Mais comprido do que o 7X, novo Falcon conta com janelas adicionais na galley e cama para os tripulantes

Frota e serviços

No fim de 2013, a frota de jatos executivos da Dassault contava com mais de 2.000 Falcon voando pelo mundo. Destes, 500 são Falcon 900 e 250, Falcon 7X, cujos proprietários são 59% privados, 36% comerciais e 5% governamentais. Da década de 1980 para cá, houve uma grande mudança no perfil dos compradores refletindo a transformação na economia mundial. Antigamente, os maiores compradores eram corporações e hoje em sua maioria são empreendedores, incluindo mercados como a China, onde as empresas estatais não compram jatos. No âmbito global, Jean Rosanvallon, presidente da Dassault Falcon Jets, revela que gostaria de mais atividade no mercado, sobretudo nos EUA, e que a China poderá ser, em 2014, o maior comprador de Falcon no mundo, pois, “apesar da desaceleração no crescimento, há enorme geração de riqueza e clientes no país”.

Com 41 centros de serviço no mundo, 25% da frota Falcon utiliza o sistema Falcon Broadcast Service para antecipar possíveis AOG sem impacto na privacidade das operações (uma preocupação comum dos clientes, a posição da aeronave nunca é transmitida).

O volume da cabine do novo Falcon será de 43 m³

Por que três motores?

Além da percepção de segurança que gera conforto ao passageiro, os três motores permitem a homologação para operações em pistas mais curtas (very short runaways) e steep aproach, como em London City Airport. Isso ocorre, por exemplo, porque os cálculos de certificação levam em conta a possibilidade de uma pane de motor durante a operação de decolagem. No caso de um bijato se perderia 50% da potência e num trijato, apenas 1/3. Além disso, permite a utilização de rotas mais diretas, sobretudo nos voos transoceânicos, por conta das normas de segurança, o que significa ganho de tempo e consumo de combustível. Evidentemente, o tema é controverso, e o debate entre especialistas costuma ser acalorado.
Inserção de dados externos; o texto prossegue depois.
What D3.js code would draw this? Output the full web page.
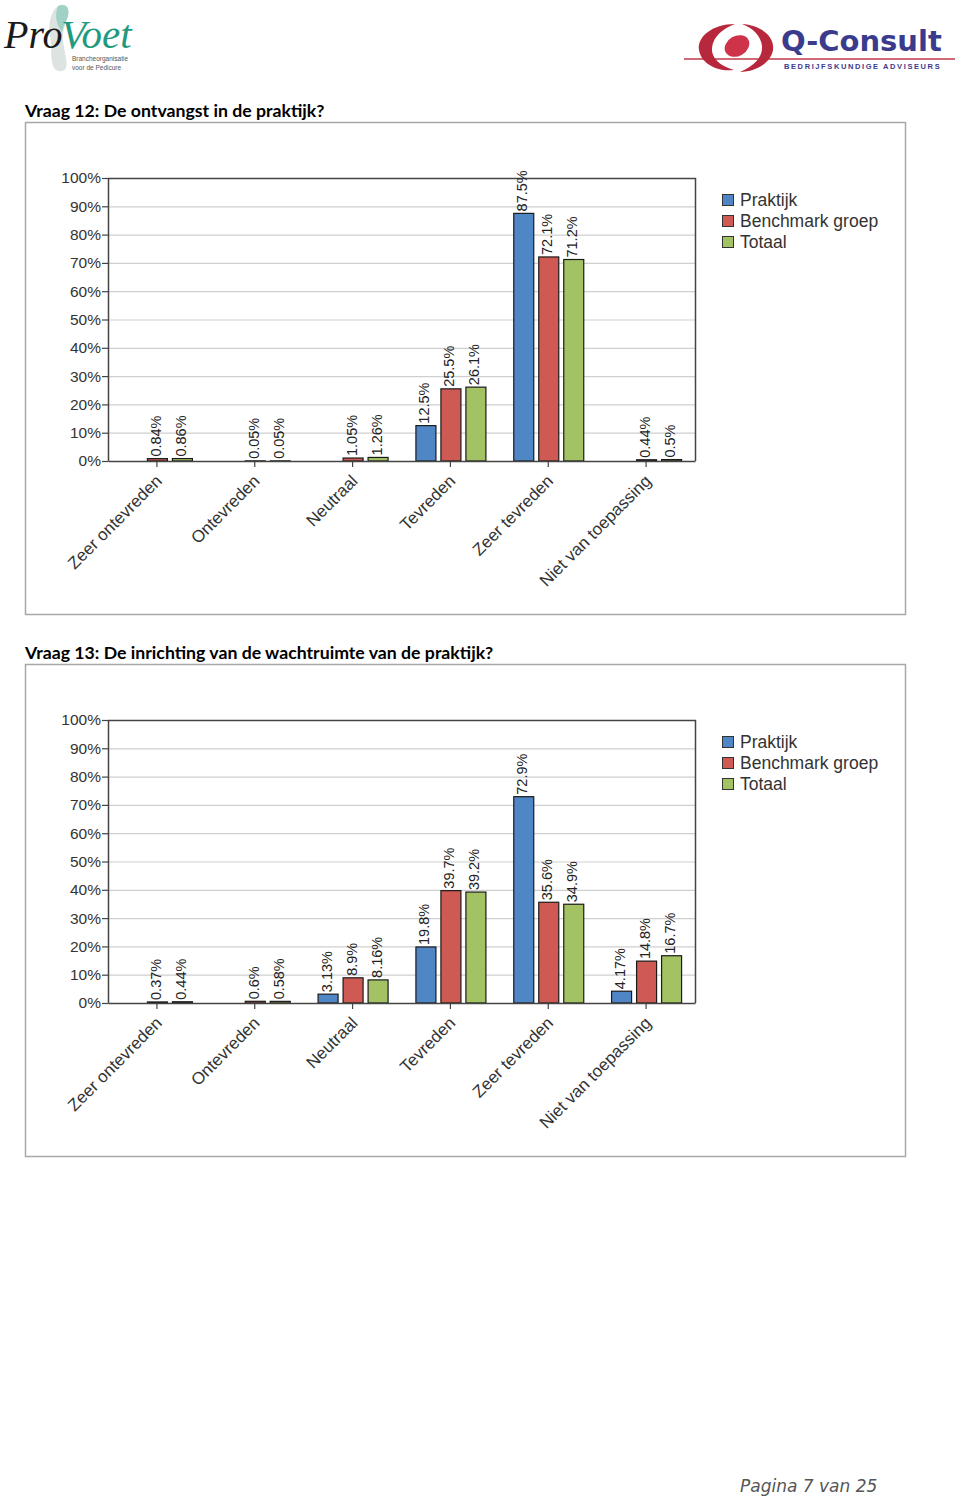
<!DOCTYPE html>
<html><head><meta charset="utf-8">
<script src="https://cdn.jsdelivr.net/npm/d3@7"></script>
<style>
body{margin:0;background:#fff;}
svg{display:block;}
</style></head>
<body>
<svg id="page" width="960" height="1499"></svg>
<script>
const categories = ["Zeer ontevreden","Ontevreden","Neutraal","Tevreden","Zeer tevreden","Niet van toepassing"];
const series = ["Praktijk","Benchmark groep","Totaal"];
const colors = ["#4f86c6","#cf5a53","#a3c263"];
const yTicks = [0,10,20,30,40,50,60,70,80,90,100];

// Vraag 12
const q12Title = "Vraag 12: De ontvangst in de praktijk?";
const q12Praktijk = [null, null, null, 12.5, 87.5, null];
const q12Benchmark = [0.84, 0.05, 1.05, 25.5, 72.1, 0.44];
const q12Totaal = [0.86, 0.05, 1.26, 26.1, 71.2, 0.5];
const q12Labels = [[null,null,null,"12.5%","87.5%",null],["0.84%","0.05%","1.05%","25.5%","72.1%","0.44%"],["0.86%","0.05%","1.26%","26.1%","71.2%","0.5%"]];

// Vraag 13
const q13Title = "Vraag 13: De inrichting van de wachtruimte van de praktijk?";
const q13Praktijk = [null, null, 3.13, 19.8, 72.9, 4.17];
const q13Benchmark = [0.37, 0.6, 8.9, 39.7, 35.6, 14.8];
const q13Totaal = [0.44, 0.58, 8.16, 39.2, 34.9, 16.7];
const q13Labels = [[null,null,"3.13%","19.8%","72.9%","4.17%"],["0.37%","0.6%","8.9%","39.7%","35.6%","14.8%"],["0.44%","0.58%","8.16%","39.2%","34.9%","16.7%"]];

const svg = d3.select("#page");
const AX = "Liberation Sans, Arial, sans-serif";

// ---------- Logos ----------
const lg = svg.append("g");
lg.append("path").attr("d","M58,6 C66,3 70,8 68,16 C66,24 62,30 63,40 C64,52 68,60 66,68 C63,73 55,72 53,66 C50,56 52,46 50,36 C48,26 50,12 58,6 Z")
  .attr("fill","#dde3e0");
lg.append("path").attr("d","M58,6 C66,3 70,8 68,16 C66,22 63,26 62,32 C57,26 54,16 58,6 Z").attr("fill","#9fd2c4");
lg.append("text").attr("x",4).attr("y",48).attr("font-family","Liberation Serif, serif").attr("font-style","italic")
  .attr("font-size",40).attr("fill","#1a1a1a").text("Pro");
lg.append("text").attr("x",61).attr("y",48).attr("font-family","Liberation Serif, serif").attr("font-style","italic")
  .attr("font-size",41).attr("fill","#1f9a7f").text("Voet");
lg.append("text").attr("x",72).attr("y",61).attr("font-family",AX).attr("font-size",6.5).attr("fill","#555").text("Brancheorganisatie");
lg.append("text").attr("x",72).attr("y",70).attr("font-family",AX).attr("font-size",6.5).attr("fill","#555").text("voor de Pedicure");

// Q-Consult
const qg = svg.append("g");
qg.append("line").attr("x1",684).attr("x2",955).attr("y1",59).attr("y2",59).attr("stroke","#c0394a").attr("stroke-width",1.5);
qg.append("path").attr("d","M735,24 C712,24 697,37 699,50 C701,63 716,72 734,70 C720,66 711,58 712,48 C713,36 724,28 735,24 Z").attr("fill","#b8283c");
qg.append("path").attr("d","M742,24 C760,25 775,36 773,50 C771,62 757,72 740,72 C754,66 763,57 762,46 C761,36 753,28 742,24 Z").attr("fill","#b8283c");
qg.append("ellipse").attr("cx",737).attr("cy",46).attr("rx",13).attr("ry",10).attr("transform","rotate(-30 737 46)").attr("fill","#cf3349");
qg.append("text").attr("x",781).attr("y",51).attr("font-family","DejaVu Sans, sans-serif").attr("font-weight","bold")
  .attr("font-size",29).attr("fill","#3a3b8c").text("Q-Consult");
qg.append("text").attr("x",784).attr("y",69).attr("font-family",AX).attr("font-weight","bold")
  .attr("font-size",7.5).attr("letter-spacing",1.6).attr("fill","#3a3b8c").text("BEDRIJFSKUNDIGE ADVISEURS");

// ---------- Chart builder ----------
function chart(offY, title, vals, labels){
  const g = svg.append("g").attr("transform",`translate(0,${offY})`);
  g.append("text").attr("x",25).attr("y",117).attr("font-family","Lato, Carlito, sans-serif").attr("font-weight","bold")
    .attr("font-size",17.7).attr("fill","#000").text(title);
  g.append("rect").attr("x",25.5).attr("y",122.5).attr("width",880).attr("height",492)
    .attr("fill","#fff").attr("stroke","#a8a8a8").attr("stroke-width",1.5);

  const left=108, right=695, top=178, bottom=461;
  const x0 = d3.scaleBand().domain(categories).range([left,right]);
  const x1 = d3.scaleBand().domain(series).range([x0.bandwidth()/2-35, x0.bandwidth()/2+35]).paddingInner(0.2).paddingOuter(0);
  const y = d3.scaleLinear().domain([0,100]).range([bottom,top]);

  g.append("g").selectAll("line").data(yTicks.filter(t=>t>0 && t<100)).join("line")
    .attr("x1",left).attr("x2",right).attr("y1",d=>y(d)+0.5).attr("y2",d=>y(d)+0.5)
    .attr("stroke","#cfcfcf").attr("stroke-width",1.2);
  g.append("path").attr("d",`M${left},${top+0.5}H${right+0.5}V${bottom}`).attr("fill","none").attr("stroke","#444").attr("stroke-width",1.5);

  series.forEach((s,si)=>{
    const data = categories.map((c,ci)=>({c, v: vals[si][ci], lab: labels[si][ci]})).filter(d=>d.v!==null);
    g.append("g").selectAll("rect").data(data).join("rect")
      .attr("x",d=>x0(d.c)+x1(s)+0.5).attr("y",d=>y(d.v))
      .attr("width",x1.bandwidth()).attr("height",d=>Math.max(0.5,bottom-y(d.v)))
      .attr("fill",colors[si]).attr("stroke","#1a1a1a").attr("stroke-width",1.2);
    g.append("g").selectAll("text").data(data).join("text")
      .attr("transform",d=>`translate(${x0(d.c)+x1(s)+14},${y(d.v)-2}) rotate(-90)`)
      .attr("font-family",AX).attr("font-size",14.5).attr("fill","#222").text(d=>d.lab);
  });

  const ya = g.append("g").attr("transform",`translate(${left},0)`)
    .call(d3.axisLeft(y).tickValues(yTicks).tickFormat(d=>d+"%").tickSize(6).tickSizeOuter(0));
  ya.select(".domain").attr("stroke","#444").attr("stroke-width",1.5);
  ya.selectAll(".tick line").attr("stroke","#444").attr("stroke-width",1.2);
  ya.selectAll(".tick text").attr("font-family",AX).attr("font-size",15.5).attr("fill","#333").attr("x",-7);

  const xa = g.append("g").attr("transform",`translate(0,${bottom})`)
    .call(d3.axisBottom(x0).tickSize(6).tickSizeOuter(0));
  xa.select(".domain").attr("stroke","#444").attr("stroke-width",1.5);
  xa.selectAll(".tick line").attr("stroke","#444").attr("stroke-width",1.2);
  xa.selectAll(".tick text").attr("font-family",AX).attr("font-size",17).attr("fill","#333")
    .attr("text-anchor","end").attr("dy",0).attr("y",0)
    .attr("transform","translate(6,21) rotate(-45)");

  const lgd = g.append("g").attr("transform","translate(722,193)");
  series.forEach((s,i)=>{
    lgd.append("rect").attr("x",0.5).attr("y",i*21+1.5).attr("width",11).attr("height",11)
      .attr("fill",colors[i]).attr("stroke","#333").attr("stroke-width",1);
    lgd.append("text").attr("x",18).attr("y",i*21+13).attr("font-family",AX).attr("font-size",17.5).attr("fill","#333").text(s);
  });
}

chart(0, q12Title, [q12Praktijk,q12Benchmark,q12Totaal], q12Labels);
chart(542, q13Title, [q13Praktijk,q13Benchmark,q13Totaal], q13Labels);

svg.append("text").attr("x",740).attr("y",1492).attr("font-family","DejaVu Sans, sans-serif").attr("font-style","italic")
  .attr("font-size",17).attr("fill","#555").text("Pagina 7 van 25");
</script>
</body></html>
Para esta matéria, pudemos experimentar a eficiência e a versatilidade do trijato 7X em operar missões de alcances longo e curto. Em dois dias, graças à aeronave, fizemos uma reunião na sede da Dassault, em Paris, e de lá partimos para Le Bourget, iniciando os voos para visitar as fábricas de Biarritz, Martignas, Merignac e, por fim, uma experiência com o steep approach no London City Airport, de onde o time que seguiria na aeronave partiu e chegou a Nova York antes de conseguirmos embarcar no voo comercial para São Paulo em Heatrow.